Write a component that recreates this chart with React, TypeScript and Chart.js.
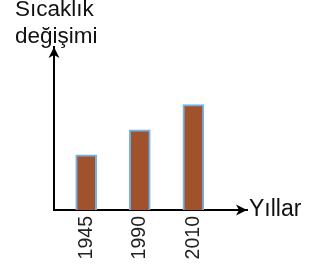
import React, { useEffect, useRef } from "react";
import { Chart, registerables } from "chart.js";

Chart.register(...registerables);

const categories = ["1945", "1990", "2010"];
const values = [2.2, 3.2, 4.2];
const yTitleLines = ["Sıcaklık", "değişimi"];
const xTitle = "Yıllar";

const FONT = "'Liberation Sans', Arial, sans-serif";

const arrowPlugin = {
  id: "axisArrows",
  afterDraw(chart: any) {
    const { ctx, chartArea } = chart;
    const { left, right, top, bottom } = chartArea;
    ctx.save();
    ctx.fillStyle = "#000";
    // y-axis arrow head
    ctx.beginPath();
    ctx.moveTo(left, top);
    ctx.lineTo(left - 5.5, top + 11);
    ctx.lineTo(left, top + 8);
    ctx.lineTo(left + 5.5, top + 11);
    ctx.closePath();
    ctx.fill();
    // x-axis arrow head
    ctx.beginPath();
    ctx.moveTo(right, bottom);
    ctx.lineTo(right - 11, bottom - 5.5);
    ctx.lineTo(right - 8, bottom);
    ctx.lineTo(right - 11, bottom + 5.5);
    ctx.closePath();
    ctx.fill();
    // titles
    ctx.fillStyle = "#111";
    ctx.font = `22.5px ${FONT}`;
    ctx.textAlign = "left";
    ctx.textBaseline = "alphabetic";
    ctx.fillText(yTitleLines[0], left - 39, top - 31);
    ctx.fillText(yTitleLines[1], left - 39, top - 4);
    ctx.font = `23px ${FONT}`;
    ctx.textBaseline = "middle";
    ctx.fillText(xTitle, right + 2, bottom);
    ctx.restore();
  },
};

export default function App() {
  const ref = useRef<HTMLCanvasElement>(null);

  useEffect(() => {
    if (!ref.current) return;
    const chart = new Chart(ref.current, {
      type: "bar",
      data: {
        datasets: [
          {
            data: categories.map((_, i) => ({ x: i + 1, y: values[i] })),
            backgroundColor: "#a0522d",
            borderColor: "#72b2e6",
            borderWidth: 2,
            barThickness: 21,
          },
        ],
      },
      options: {
        animation: false,
        responsive: false,
        devicePixelRatio: 1,
        layout: { padding: { top: 47, right: 71, left: 0, bottom: 0 } },
        plugins: {
          legend: { display: false },
          tooltip: { enabled: false },
          title: { display: false },
        },
        scales: {
          x: {
            type: "linear",
            offset: false,
            min: 0.4,
            max: 4.0,
            grid: { display: false, offset: false },
            border: { display: true, color: "#000", width: 2 },
            afterBuildTicks: (scale: any) => {
              scale.ticks = categories.map((_, i) => ({ value: i + 1 }));
            },
            afterFit: (scale: any) => {
              scale.height = 55;
            },
            ticks: {
              autoSkip: false,
              minRotation: 90,
              maxRotation: 90,
              padding: -2,
              color: "#222",
              font: { size: 19.5, family: FONT },
              callback: (v: any) => categories[Number(v) - 1] ?? "",
            },
          },
          y: {
            min: 0,
            max: 6.5,
            grid: { display: false },
            border: { display: true, color: "#000", width: 2 },
            ticks: { display: false },
            afterFit: (scale: any) => {
              scale.width = 54;
            },
          },
        },
      },
      plugins: [arrowPlugin],
    } as any);
    return () => chart.destroy();
  }, []);

  return (
    <div style={{ position: "fixed", left: 0, top: 0, width: 318, height: 265, background: "#fff" }}>
      <canvas ref={ref} width={318} height={265} />
    </div>
  );
}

(Problem requirements) Pick out the lines that include the word "React" and write them out.

(Response below)
Write a component that recreates this chart with React, TypeScript and Chart.js.
import React, { useEffect, useRef } from "react";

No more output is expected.